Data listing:
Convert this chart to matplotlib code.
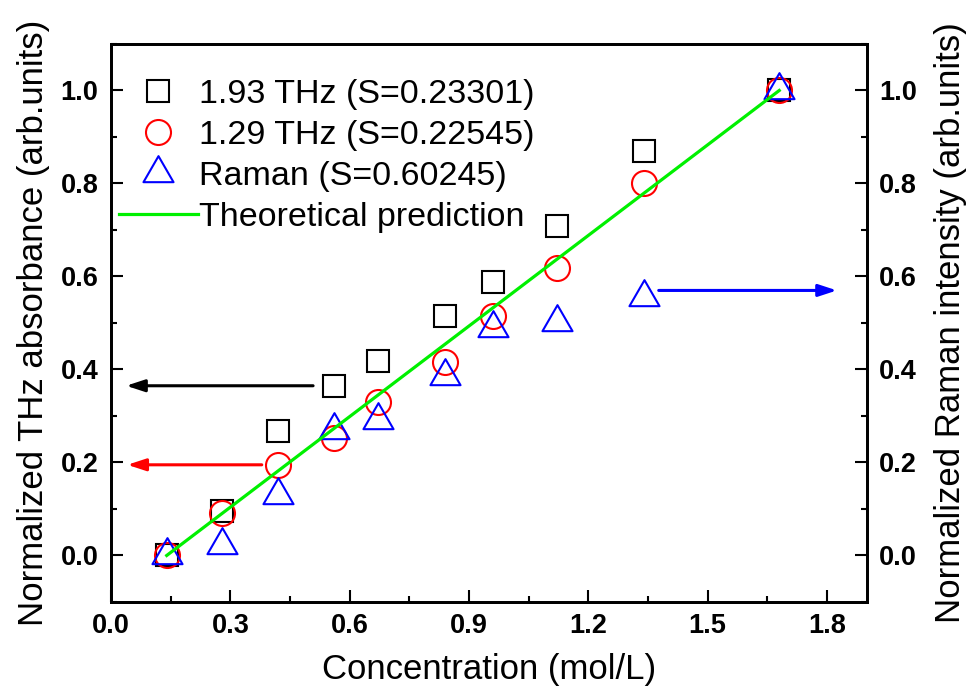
import matplotlib
matplotlib.use("Agg")
import matplotlib.pyplot as plt
from matplotlib.path import Path
from matplotlib.ticker import MultipleLocator

plt.rcParams['font.family'] = ['Liberation Sans', 'DejaVu Sans']

# ---- data ----
conc = [0.14, 0.28, 0.42, 0.56, 0.67, 0.84, 0.96, 1.12, 1.34, 1.68]
thz193 = [0.0, 0.096, 0.268, 0.365, 0.419, 0.516, 0.589, 0.709, 0.870, 1.0]
thz129 = [0.0, 0.091, 0.194, 0.252, 0.331, 0.417, 0.515, 0.618, 0.801, 1.0]
raman = [0.0, 0.023, 0.130, 0.269, 0.291, 0.385, 0.490, 0.503, 0.555, 1.0]
theory_x = [0.14, 1.68]
theory_y = [0.0, 1.0]
labels = ["1.93 THz (S=0.23301)", "1.29 THz (S=0.22545)", "Raman (S=0.60245)",
          "Theoretical prediction"]
xticks = [0.0, 0.3, 0.6, 0.9, 1.2, 1.5, 1.8]
yticks = [0.0, 0.2, 0.4, 0.6, 0.8, 1.0]
# arrows: (start_x, end_x, y, colour)
arrows = [(0.508, 0.038, 0.365, 'black'),
          (0.379, 0.041, 0.195, 'red'),
          (1.377, 1.825, 0.570, 'blue')]

fig = plt.figure(figsize=(9.68, 6.94), dpi=100)
ax = fig.add_axes([0.1147, 0.1326, 0.7807, 0.8040])

tri = Path([(0, 1), (-0.866, -0.5), (0.866, -0.5), (0, 1)],
           [Path.MOVETO, Path.LINETO, Path.LINETO, Path.CLOSEPOLY])

ax.plot(conc, thz193, linestyle='none', marker='s', markersize=15.5,
        markerfacecolor='none', markeredgecolor='black', markeredgewidth=1.5,
        label=labels[0])
ax.plot(conc, thz129, linestyle='none', marker='o', markersize=18,
        markerfacecolor='none', markeredgecolor='red', markeredgewidth=1.5,
        label=labels[1])
ax.plot(conc, raman, linestyle='none', marker=tri, markersize=25,
        markerfacecolor='none', markeredgecolor='blue', markeredgewidth=1.5,
        label=labels[2])
ax.plot(theory_x, theory_y, color='#00F000', linewidth=2.3, label=labels[3])

for x0, x1, y, c in arrows:
    ax.annotate('', xy=(x1, y), xytext=(x0, y),
                arrowprops=dict(arrowstyle='-|>,head_length=11,head_width=3.6',
                                mutation_scale=1, color=c, lw=2.2,
                                shrinkA=0, shrinkB=0))

ax.set_xlim(0, 1.9)
ax.set_ylim(-0.1, 1.1)
ax.set_xticks(xticks)
ax.set_yticks(yticks)
ax.xaxis.set_minor_locator(MultipleLocator(0.15))
ax.yaxis.set_minor_locator(MultipleLocator(0.1))
ax.set_xticklabels([f"{v:.1f}" for v in xticks], fontweight='bold', fontsize=19.5)
ax.set_yticklabels([f"{v:.1f}" for v in yticks], fontweight='bold', fontsize=19.5)
ax.tick_params(which='both', direction='in', width=1.5, top=False, right=False)
ax.tick_params(which='major', length=8.5)
ax.tick_params(which='minor', length=4.5)
ax.tick_params(axis='y', pad=9)
ax.tick_params(axis='x', pad=8)
for s in ax.spines.values():
    s.set_linewidth(2)

ax.set_xlabel("Concentration (mol/L)", fontsize=25, labelpad=10)
ax.set_ylabel("Normalized THz absorbance (arb.units)", fontsize=25, labelpad=8)

ax2 = ax.twinx()
ax2.set_ylim(-0.1, 1.1)
ax2.set_yticks(yticks)
ax2.yaxis.set_minor_locator(MultipleLocator(0.1))
ax2.set_yticklabels([f"{v:.1f}" for v in yticks], fontweight='bold', fontsize=19.5)
ax2.tick_params(which='both', direction='in', width=1.5)
ax2.tick_params(which='major', length=8.5)
ax2.tick_params(which='minor', length=4.5)
ax2.tick_params(axis='y', pad=9)
ax2.set_ylabel("Normalized Raman intensity (arb.units)", fontsize=25,
               rotation=90, labelpad=12)
for s in ax2.spines.values():
    s.set_linewidth(2)

ax.legend(loc='upper left', bbox_to_anchor=(0.011, 0.937), frameon=False,
          fontsize=24.5, borderpad=0, borderaxespad=0, handlelength=2.3,
          handletextpad=0.05, labelspacing=0.29)

fig.savefig("out.png", dpi=100)
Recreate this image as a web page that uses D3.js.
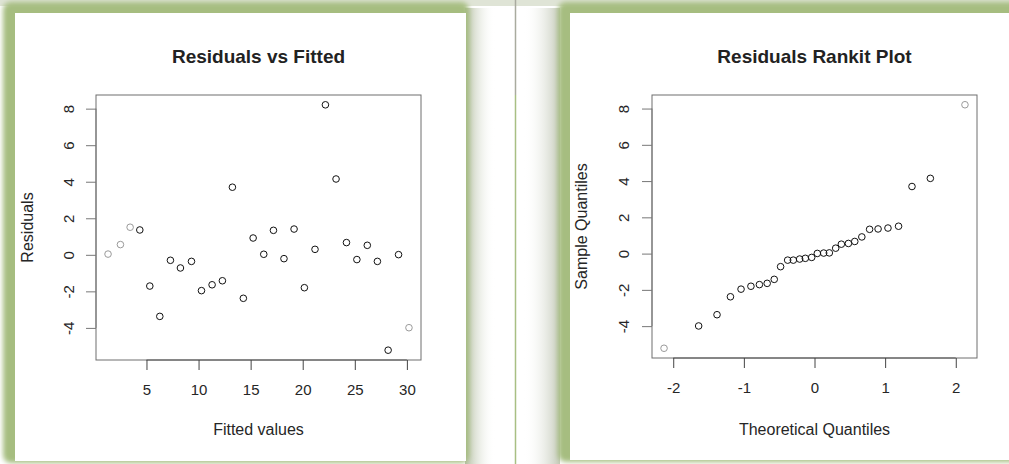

--- INSTRUCTIONS FOR THE TASK ---
Leave out all images, then reproduce the entries above exactly.

--- WRITTEN ANSWER ---
Convert this chart to matplotlib code.
import matplotlib
matplotlib.use("Agg")
import matplotlib.pyplot as plt
from matplotlib.path import Path
from matplotlib.ticker import MultipleLocator

plt.rcParams['font.family'] = ['Liberation Sans', 'DejaVu Sans']

# ---- data ----
conc = [0.14, 0.28, 0.42, 0.56, 0.67, 0.84, 0.96, 1.12, 1.34, 1.68]
thz193 = [0.0, 0.096, 0.268, 0.365, 0.419, 0.516, 0.589, 0.709, 0.870, 1.0]
thz129 = [0.0, 0.091, 0.194, 0.252, 0.331, 0.417, 0.515, 0.618, 0.801, 1.0]
raman = [0.0, 0.023, 0.130, 0.269, 0.291, 0.385, 0.490, 0.503, 0.555, 1.0]
theory_x = [0.14, 1.68]
theory_y = [0.0, 1.0]
labels = ["1.93 THz (S=0.23301)", "1.29 THz (S=0.22545)", "Raman (S=0.60245)",
          "Theoretical prediction"]
xticks = [0.0, 0.3, 0.6, 0.9, 1.2, 1.5, 1.8]
yticks = [0.0, 0.2, 0.4, 0.6, 0.8, 1.0]
# arrows: (start_x, end_x, y, colour)
arrows = [(0.508, 0.038, 0.365, 'black'),
          (0.379, 0.041, 0.195, 'red'),
          (1.377, 1.825, 0.570, 'blue')]

fig = plt.figure(figsize=(9.68, 6.94), dpi=100)
ax = fig.add_axes([0.1147, 0.1326, 0.7807, 0.8040])

tri = Path([(0, 1), (-0.866, -0.5), (0.866, -0.5), (0, 1)],
           [Path.MOVETO, Path.LINETO, Path.LINETO, Path.CLOSEPOLY])

ax.plot(conc, thz193, linestyle='none', marker='s', markersize=15.5,
        markerfacecolor='none', markeredgecolor='black', markeredgewidth=1.5,
        label=labels[0])
ax.plot(conc, thz129, linestyle='none', marker='o', markersize=18,
        markerfacecolor='none', markeredgecolor='red', markeredgewidth=1.5,
        label=labels[1])
ax.plot(conc, raman, linestyle='none', marker=tri, markersize=25,
        markerfacecolor='none', markeredgecolor='blue', markeredgewidth=1.5,
        label=labels[2])
ax.plot(theory_x, theory_y, color='#00F000', linewidth=2.3, label=labels[3])

for x0, x1, y, c in arrows:
    ax.annotate('', xy=(x1, y), xytext=(x0, y),
                arrowprops=dict(arrowstyle='-|>,head_length=11,head_width=3.6',
                                mutation_scale=1, color=c, lw=2.2,
                                shrinkA=0, shrinkB=0))

ax.set_xlim(0, 1.9)
ax.set_ylim(-0.1, 1.1)
ax.set_xticks(xticks)
ax.set_yticks(yticks)
ax.xaxis.set_minor_locator(MultipleLocator(0.15))
ax.yaxis.set_minor_locator(MultipleLocator(0.1))
ax.set_xticklabels([f"{v:.1f}" for v in xticks], fontweight='bold', fontsize=19.5)
ax.set_yticklabels([f"{v:.1f}" for v in yticks], fontweight='bold', fontsize=19.5)
ax.tick_params(which='both', direction='in', width=1.5, top=False, right=False)
ax.tick_params(which='major', length=8.5)
ax.tick_params(which='minor', length=4.5)
ax.tick_params(axis='y', pad=9)
ax.tick_params(axis='x', pad=8)
for s in ax.spines.values():
    s.set_linewidth(2)

ax.set_xlabel("Concentration (mol/L)", fontsize=25, labelpad=10)
ax.set_ylabel("Normalized THz absorbance (arb.units)", fontsize=25, labelpad=8)

ax2 = ax.twinx()
ax2.set_ylim(-0.1, 1.1)
ax2.set_yticks(yticks)
ax2.yaxis.set_minor_locator(MultipleLocator(0.1))
ax2.set_yticklabels([f"{v:.1f}" for v in yticks], fontweight='bold', fontsize=19.5)
ax2.tick_params(which='both', direction='in', width=1.5)
ax2.tick_params(which='major', length=8.5)
ax2.tick_params(which='minor', length=4.5)
ax2.tick_params(axis='y', pad=9)
ax2.set_ylabel("Normalized Raman intensity (arb.units)", fontsize=25,
               rotation=90, labelpad=12)
for s in ax2.spines.values():
    s.set_linewidth(2)

ax.legend(loc='upper left', bbox_to_anchor=(0.011, 0.937), frameon=False,
          fontsize=24.5, borderpad=0, borderaxespad=0, handlelength=2.3,
          handletextpad=0.05, labelspacing=0.29)

fig.savefig("out.png", dpi=100)
Recreate this image as a web page that uses D3.js.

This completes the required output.